Saturday, March 1, 2014

Money Printing Leads to Problems, So Let's Print More to Fix It

Mish Shedlock has been warning of coming deflationary economic collapse, as opposed to inflationary collapse, since at least the end of January.  I've always leaned toward an inflationary collapse because of the QE to infinity being pushed out by the Federal Reserve, European Central Bank, Bank of Japan, and - to be honest - every freaking central bank on earth.

But Mish is looking right, at least for now, as Reuters reports that lending is shutting down in the EU. 
Lending to households and firms in the euro zone fell again in January and money supply growth remained subdued, adding to pressure on the European Central Bank to take action next week to support the economy.

The ECB has cut interest rates to a record low, pumped extra liquidity into the banking system and announced a fresh government bond purchase program, but the measures have so far not managed to unclog lending to the real economy.

Euro zone inflation is also running at only 0.8 percent - far below the ECB's target of just under 2 percent.
So despite creating trillions in new currency, in an attempt to whip up demand, lending is going down.  Of course the monetarists will say they need to create even more currency to get out of this, despite the utter failure of what they've done so far.  It's all they know.  Ambrose Evans-Pritchard, who occasionally writes some reasonable economics articles, is already advocating for more QE!
Pritchard ignores the fact that equity prices are back in bubble land. He ignores the fact that QE did not bring inflation to Japan. He ignores the fact that consumers desperately need falling prices. He ignores the fact that falling consumer prices do not stop consumers from buying anything.

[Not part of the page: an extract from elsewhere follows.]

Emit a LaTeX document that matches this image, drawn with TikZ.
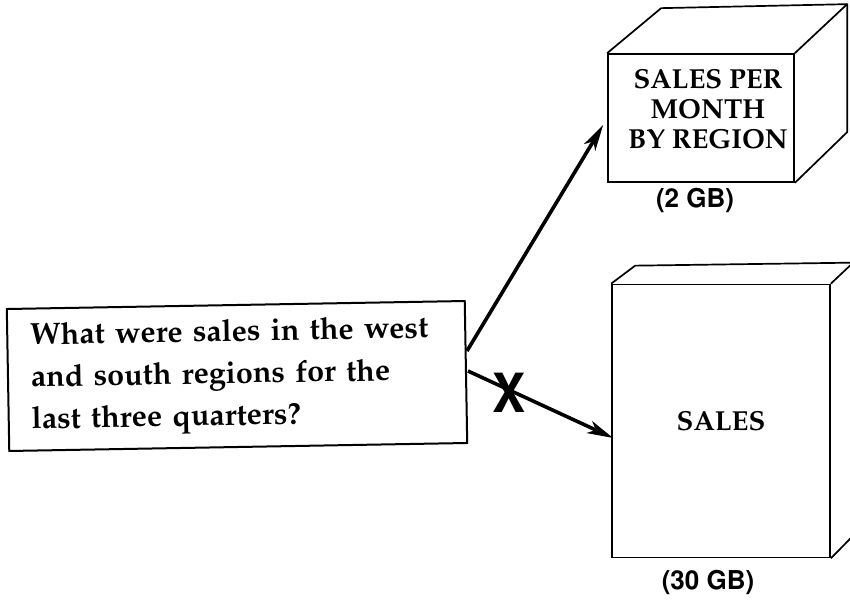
\documentclass[tikz,border=0pt]{standalone}
\usepackage[T1]{fontenc}
\usepackage{mathpazo}
\usepackage{helvet}
\usepackage{graphicx}
\usetikzlibrary{arrows.meta,calc}

\tikzset{
  facebox/.style={draw, line width=1.7pt, fill=white, inner sep=0pt},
  edgeline/.style={line width=1.7pt, line join=round},
  querybox/.style={draw, line width=2pt, inner sep=0pt, minimum width=458pt,
    minimum height=142pt, text width=412pt, align=left,
    font=\fontsize{30.5}{42}\selectfont\bfseries},
  cubetext/.style={align=center, font=\fontsize{27.5}{30}\selectfont\bfseries},
  sizelabel/.style={font=\fontfamily{phv}\fontsize{26}{28}\selectfont\bfseries},
  flow/.style={line width=3.6pt,
    -{Stealth[length=26pt,width=13pt,inset=7pt]}},
}

\begin{document}
\begin{tikzpicture}[x=1pt,y=-1pt]
\useasboundingbox (0,0) rectangle (850,599);

% the query
\node[querybox, rotate=1] (q) at (237,376)
  {What were sales in the west\\ and south regions for the\\ last three quarters?};

% small aggregate cube
\node[facebox, minimum width=186pt, minimum height=128pt] (agg) at (701,118) {};
\draw[edgeline] (agg.north west) -- ++(54,-45) -- ++(186,-4) coordinate (aggbr)
  -- ++(0,128) -- (agg.south east);
\draw[edgeline] (agg.north east) -- (aggbr);
\node[cubetext] (aggtext) at (708,109) {SALES PER\\ MONTH\\ BY REGION};
\node[sizelabel] (agglab) at (695,201) {(2 GB)};

% large detail box
\node[facebox, minimum width=218pt, minimum height=273pt,
  font=\fontsize{27.5}{30}\selectfont\bfseries] (det) at (721,421) {SALES};
\draw[edgeline] (det.north west) -- ++(24,-18) -- ++(218,-3) coordinate (detbr)
  -- ++(0,273) -- (det.south east);
\draw[edgeline] (det.north east) -- (detbr);
\node[sizelabel] (detlab) at (708,583) {(30 GB)};

% query routes
\coordinate (s1) at ($(q.east)+(0,-21)$);
\coordinate (s2) at ($(q.east)+(1,-1)$);
\coordinate (e1) at ($(agg.west)+(-4,7)$);
\coordinate (e2) at ($(det.west)+(2,17)$);
\draw[flow] (s1) -- (e1);
\draw[flow] (s2) -- (e2);

% rejected route marker
\node[font=\fontfamily{phv}\fontsize{54}{54}\selectfont\bfseries, inner sep=0pt]
  (nogo) at (509,393) {\scalebox{0.92}[1]{X}};
\end{tikzpicture}
\end{document}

Pritchard clings to the centrally bad idea that falling consumer prices will cause consumers to perpetually delay purchases.

In the real world, people have to eat. They have to buy gasoline for their cars. They have to buy clothes when they wear out. They have to heat their homes.

Those are relatively inelastic demands.
Earth to central bankers!  Earth to central bankers!!  If consumers are maxed out on their ability to pay back what they borrow, they won't borrow no matter how much money is put out in front of their faces, regardless if the interest rates are zero.  If folks can't afford to borrow, they won't.  If Janet Yellen got her wish of charging you interest to save, people would take their money out of the banks, and put the cash in their mattress or buried in the back yard. 

I've said it a million times: inflation is good for banks but kills average people.  The central bankers have created all this money in order to inflate the stock and real estate markets, and they've succeeded at it.  Yet we've been living under this idea of "persistent benign inflation" for so long, people have come to expect it.  People expect their house to be worth more next year than this year, but why?  If anything, an older house should be worth less every year as more and more of it breaks or wears out and has to be replaced.  The only reason it should be worth more in a real marketplace is that demand increases, presumably because people favor where the house is built as a place to move to.  The only thing that makes it seem to be worth more is the same persistent inflation that has destroyed the savings of anyone able to put dollars away.
 

1 comment:

  1. Bits of my memory recall "stagflation" back in the Dark Ages of our youth. But "youth" (with a knowledge of electronics) was a useful commodity then - I had no trouble getting work - and I don't recall the degree of suffering I see around me these days.